“We keep forgetting about the victims. They have constitutional rights too — to walk down the street, to be secure in their homes.”
The Boston Globe reported that the Massachusetts Bail Fund wants to free everyone, but has waded into “controversial territory” since it has freed defendants facing serious and violent charges and long criminal records.
Private charities like the Massachusetts Bail Fund have received millions of money after the death of George Floyd in Minneapolis, MN.
The organization has not released how much it has raised, “but last week it posted $85,000 bail to free a single prisoner.”
From The Boston Globe:
Donors who rushed to support bail funds after the Floyd death likely thought they were helping to bail out jailed protesters, who typically face bail of up to a few hundred dollars. The fund bailed out scores of protesters arrested during the Boston demonstrations, but it has set free many facing more serious charges as well. [Joel] Rodriguez, for example, had been in jail for nine months before his release, serving time for assaulting and harassing several victims, according to court records. Now he’s out on bail for additional domestic violence charges, which he described to the Globe as “problems of love.”
The day after the fund bailed out Rodriguez, it put up $85,000 to free Karmau Cotton-Landers, 25, who is accused of shooting someone in the daytime on Boston Common in early April. When he was arrested, officers found a loaded firearm and ammunition in his Puma camouflage backpack, Boston police said.

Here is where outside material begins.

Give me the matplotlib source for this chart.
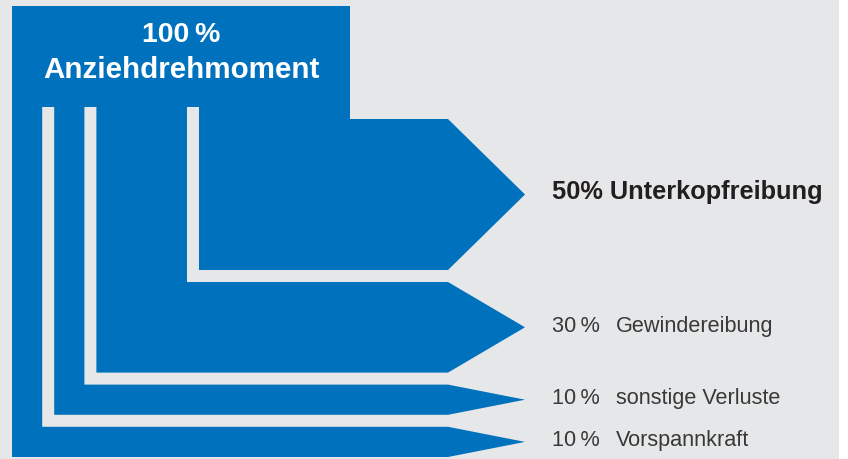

On the day after Cotton-Landers was freed, the fund bailed out someone who had been arrested on looting charges hours after the May 31 demonstration in Boston. Darren McFadden also has an extensive criminal history including 60 cases in Suffolk County and a three-year prison sentence for robbing someone at knifepoint. The Bail Fund paid McFadden’s $2,500 bail on larceny and breaking and entering charges.
Executive Director Atara Rich-Shea dismissed “the Globe’s attempt to interview the people the fund had bailed.”
Those who donated in hopes of helping people arrested protesting or rioting after Floyd’s death should have looked at the fine print.
The Massachusetts Bail Fund will post bail for anyone “regardless of court history, charge, or circumstances.” The Globe continued:
For the fund and its supporters, a principle is at stake. If a prosecutor believes a defendant is too dangerous to release, they argue, the prosecutor should ask a judge to declare him or her dangerous and held indefinitely. Setting a high bail, they argue, is both unfair to the poor and ineffective at preventing crime.
“Why would paying a certain amount of bail make them any less dangerous?” asked David Rangaviz, a lawyer for the Committee for Public Counsel Services, an organization that represents poor defendants.
Law enforcement and victims rights advocates have come out against groups like the Massachusetts Bail Fund:
But victims rights advocates and some in law enforcement say the fund is enabling the release of potentially dangerous people with few or no court-ordered conditions to protect the public.
“It is a total injustice,” said Boston Police Commissioner William Gross, referring to the release of defendants charged with crimes of violence. “I’ll get criticized, but not by the folks in the neighborhoods. They are the victims of crime and they feel left out.”
Freeing them, he said, sends the message to those inclined to commit crimes that there are no consequences.
“We have seen an uptick in violence,” Gross said. “I have no doubt that some of the violence is attributable to” people out on bail.
“I would never deny anyone the opportunity to be bailed. But … what about the victims? We keep forgetting about the victims. They have constitutional rights too — to walk down the street, to be secure in their homes.”
The Massachusetts Bail Fund (MFF) is not the only one facing controversy. In June, reports showed the Minnesota Freedom Fund only paid $200,000 in bail even though it received more than $30 million from people.
MFF upset people, even more, when it decided to use the money for “legal support for those arrested or incarcerated protesting the murder of George Floyd, and our core values and mission.”